Students ‘must be warned if courses taught online’

Students applying for university places in England must be told with “absolute clarity” how courses will be taught – before they make choices for the autumn, says the university watchdog.

Courses might still be online – and Nicola Dandridge of the Office for Students warned against misleading promises about a “campus experience”.

University campuses have been closed this term by the Covid-19 outbreak.

But universities can charge full fees even if courses are taught online.

“The important thing here is absolute clarity to students, so they know what they’re getting in advance of accepting offers,” Ms Dandridge told MPs on the education select committee.

“What we don’t want to see are promises that it’s all going to be back to usual – an on-campus experience – when it turns out that’s not the case,” said the chief executive of the Office for Student (OFS).

The OFS says this information should be provided for students before they make a firm choice in June – and “certainly before” the clearing process that follows students getting their A-level grades in August.

If universities have to update plans after students have made a decision, the OFS says universities should release students from any acceptances and allow them to “change their minds”.

Applicants this year will be waiting to see whether courses will be taught by distance learning or on campus, or a combination of both – and whether they will have accommodation, which might be limited by social distancing.

Ms Dandridge told MPs that before students make decisions they need to know “what they are getting”.

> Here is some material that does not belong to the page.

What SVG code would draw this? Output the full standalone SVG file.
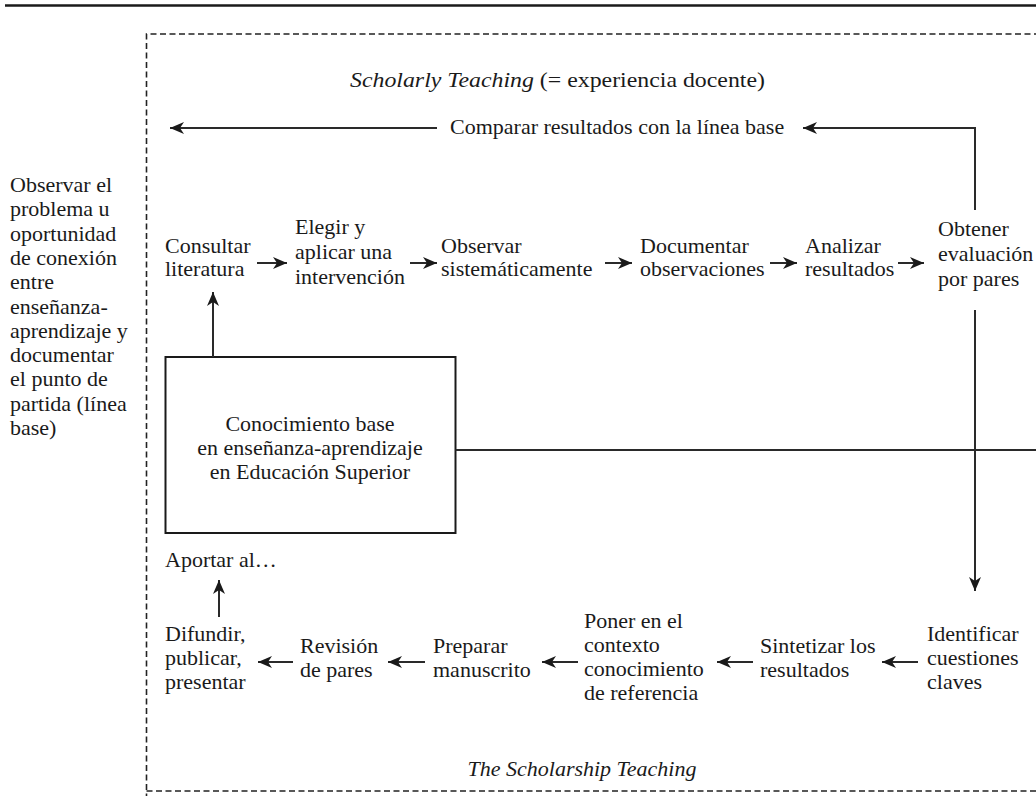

She suggested a likely outcome would be “much greater and more sophisticated use of blended learning so that’s face-to-face plus online,” she said – and that it must not only be “bunging lectures online”.

Universities Minister Michelle Donelan has already said that even if their courses are only taught online, students would still be liable for the same full tuition fee as those being taught in-person.

The University of Manchester has said that its lectures will be online next term – but it wanted to allow small group teaching as soon as safely possible.

Other universities are considering a delay to the start of the autumn term – and there have been suggestions that some more “hands-on” courses will be taught first on campus while others might remain online.

Universities are facing their own cash problems from an anticipated reduction in the number of overseas students.

Debra Humphris, chair of the University Alliance group of universities, said the scale of the financial challenge would not really be clear until the end of the autumn admissions process.

She said support from the government would bring forward existing money to help with cashflow, but “it’s not additional funding”.

Jo Grady, leader of the UCU lecturers’ union, told MPs there needed to be clear guidance from the government on how and when universities should reopen buildings in the autumn – and not to leave decision to institutions in competition with each other.

She warned that financial pressure could mean “some universities will rush to re-open”.

“They will want to promise students that they will be re-opening next semester in order to attract those students, rather than have them go somewhere else”.

Dr Grady said that university campuses would not be easy places for social distancing – and that lecture halls would bring together “two or three hundred people”.

“Students go from cafes to libraries to restaurants – everywhere is always rammed,” she said.

A spokeswoman for Universities UK said universities were “already preparing for a range of scenarios – including periods of online study in the academic year 2020-21”.

“Institutions will be communicating their plans to prospective and current students in the weeks ahead.”